Es handelte sich bei der Abbildung von Klara Rhäs um eins der Fotos, die der junge Arzt in Uniform bei seiner Untersuchung zur Feststellung der Gebärfähigkeit von ihr gemacht hatte. Dieses Foto war selbstverständlich nicht im geringsten anziehend oder kokett, das fadenscheinige Leibchen alles andere als aufreizend. Das Gesicht von Klara Rhäs, halb weggedreht, hatte für jeden einigermaßen unvoreingenommenen Betrachter ganz deutlich einen Ausdruck von Angst und Scham. Doch so stellte man sich damals eben die Abbildung einer Nackten vor. Genau dieses Gefühl des Unwohlseins gehörte zur Attraktion solcher Bilder dazu und erregte die Generationen der Väter und Großväter von Hugo Rhäs.

Der gutgläubige Berufsschullehrer Siegfried Rhäs fühlte sich betrogen. Mehr noch, er fühlte sich verkannt, hatte das alles, oder so etwas ähnliches, im tiefsten Inneren schon immer geahnt und nur nicht wahrhaben wollen, und kostete jetzt, da selbst er dies alles nicht mehr länger vor sich verleugnen konnte, sein vermeintliches Recht der Ehrenrettung bis zur Neige aus. Und so sah auch Siegfried Rhäs mit einem Mal nicht mehr die Angst und die Scham im Gesicht seiner Frau, sondern nur den schwarzen Balken, der das Ungeheuerliche zwischen Leibchenende und Wadenanfang verbarg, das ihn nun zum Gehörnten und Vorgeführten machte, und zwar nicht nur vor der recht eingeschränkten Leserschaft der Bonbonniere, sondern gleich vor der ganzen Welt.
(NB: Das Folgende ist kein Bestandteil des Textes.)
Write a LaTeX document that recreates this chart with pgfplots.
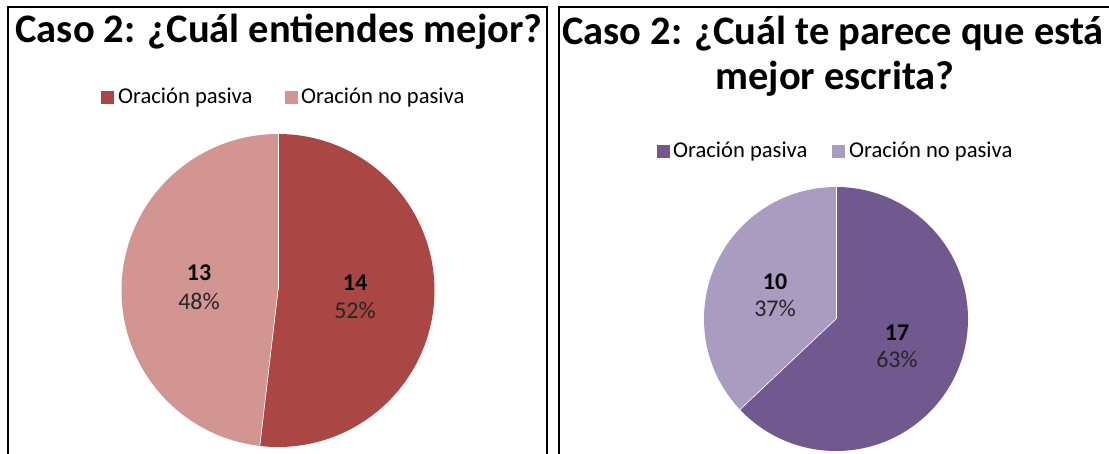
\documentclass[border=0pt]{standalone}
\usepackage{pgfplots}
\pgfplotsset{compat=1.18}
\usepackage{fontspec}
\setmainfont{Carlito}
\definecolor{rojoA}{HTML}{AA4643}
\definecolor{rojoB}{HTML}{D39592}
\definecolor{moradoA}{HTML}{71588F}
\definecolor{moradoB}{HTML}{AA9CC0}
% data: Caso 2
\def\IzqPasiva{14}\def\IzqNoPasiva{13}
\def\DerPasiva{17}\def\DerNoPasiva{10}
\begin{document}
\begin{tikzpicture}
\useasboundingbox (0,0) rectangle (1109pt,454pt);
\begin{axis}[
  at={(0,0)}, anchor=south west,
  width=1109pt, height=454pt, scale only axis,
  xmin=0, xmax=1109, ymin=0, ymax=454, y dir=reverse,
  hide axis, clip=false]
  % ---- left pie
  \pgfmathsetmacro\aL{360*\IzqPasiva/(\IzqPasiva+\IzqNoPasiva)}
  \fill[rojoA] (axis cs:278,290.5) -- ++(90:156.5pt) arc[start angle=90, end angle={90-\aL}, radius=156.5pt] -- cycle;
  \fill[rojoB] (axis cs:278,290.5) -- ++({90-\aL}:156.5pt) arc[start angle={90-\aL}, end angle=-270, radius=156.5pt] -- cycle;
  \draw[white, line width=0.6pt] (axis cs:278,290.5) -- ++(90:156.5pt);
  \draw[white, line width=0.6pt] (axis cs:278,290.5) -- ++({90-\aL}:156.5pt);
  % ---- right pie
  \pgfmathsetmacro\aR{360*\DerPasiva/(\DerPasiva+\DerNoPasiva)}
  \fill[moradoA] (axis cs:836,319) -- ++(90:132pt) arc[start angle=90, end angle={90-\aR}, radius=132pt] -- cycle;
  \fill[moradoB] (axis cs:836,319) -- ++({90-\aR}:132pt) arc[start angle={90-\aR}, end angle=-270, radius=132pt] -- cycle;
  \draw[white, line width=0.6pt] (axis cs:836,319) -- ++(90:132pt);
  \draw[white, line width=0.6pt] (axis cs:836,319) -- ++({90-\aR}:132pt);
  % ---- titles
  \node[anchor=base, font=\fontsize{40.5}{48}\selectfont\bfseries] at (axis cs:279,43) {Caso 2: ¿Cuál entiendes mejor?};
  \node[anchor=base, font=\fontsize{40.5}{48}\selectfont\bfseries] at (axis cs:833,45) {Caso 2: ¿Cuál te parece que está};
  \node[anchor=base, font=\fontsize{40.5}{48}\selectfont\bfseries] at (axis cs:835,90) {mejor escrita?};
  % ---- legends
  \fill[rojoA] (axis cs:101,91) rectangle (axis cs:114,104);
  \node[anchor=base west, inner sep=0pt, font=\fontsize{22.6}{26}\selectfont] at (axis cs:118,104) {Oración pasiva};
  \fill[rojoB] (axis cs:285,91) rectangle (axis cs:298,104);
  \node[anchor=base west, inner sep=0pt, font=\fontsize{22.6}{26}\selectfont] at (axis cs:301,104) {Oración no pasiva};
  \fill[moradoA] (axis cs:657,145) rectangle (axis cs:670,158);
  \node[anchor=base west, inner sep=0pt, font=\fontsize{22.6}{26}\selectfont] at (axis cs:673,158) {Oración pasiva};
  \fill[moradoB] (axis cs:832,145) rectangle (axis cs:845,158);
  \node[anchor=base west, inner sep=0pt, font=\fontsize{22.6}{26}\selectfont] at (axis cs:849,158) {Oración no pasiva};
  % ---- data labels
  \node[font=\fontsize{24}{28}\selectfont\bfseries] at (axis cs:355,283) {\IzqPasiva};
  \node[font=\fontsize{24}{28}\selectfont, text=black!85] at (axis cs:355,310) {52\%};
  \node[font=\fontsize{24}{28}\selectfont\bfseries] at (axis cs:199,273) {\IzqNoPasiva};
  \node[font=\fontsize{24}{28}\selectfont, text=black!85] at (axis cs:199,301) {48\%};
  \node[font=\fontsize{24}{28}\selectfont\bfseries] at (axis cs:897,333) {\DerPasiva};
  \node[font=\fontsize{24}{28}\selectfont, text=black!85] at (axis cs:897,359) {63\%};
  \node[font=\fontsize{24}{28}\selectfont\bfseries] at (axis cs:775,282) {\DerNoPasiva};
  \node[font=\fontsize{24}{28}\selectfont, text=black!85] at (axis cs:775,308) {37\%};
  % ---- panel borders
  \draw[black, line width=1.5pt] (axis cs:8,460) -- (axis cs:8,7) -- (axis cs:547,7) -- (axis cs:547,460);
  \draw[black, line width=1.5pt] (axis cs:559,460) -- (axis cs:559,7) -- (axis cs:1115,7);
\end{axis}
\end{tikzpicture}
\end{document}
Er mußte Konsequenzen ziehen, und er zog sie ohne ein weiteres Wort. Er packte das zusammen, was er für seinen Privatbesitz hielt und quartierte sich in einer Pension ein. Alles andere erfolgte schriftlich. Neben den Briefen des Anwalts, der noch zwischen Annulierung der Ehe und Scheidung schwankte, schickte Siegfried Rhäs ein hölzernes Bekenntnis, in welchem er versicherte, sich seiner Verantwortung trotz der über ihn gekommenen Schmach auch weiterhin bewußt zu sein und sich seinen Pflichten gemäß um seinen Sohn und dessen Erziehung kümmern zu wollen.

Klara Rhäs durfte die Wohnung behalten, in deren Küche sie nun mit ihrem zweijährigen Sohn saß und sich die Augen rot heulte.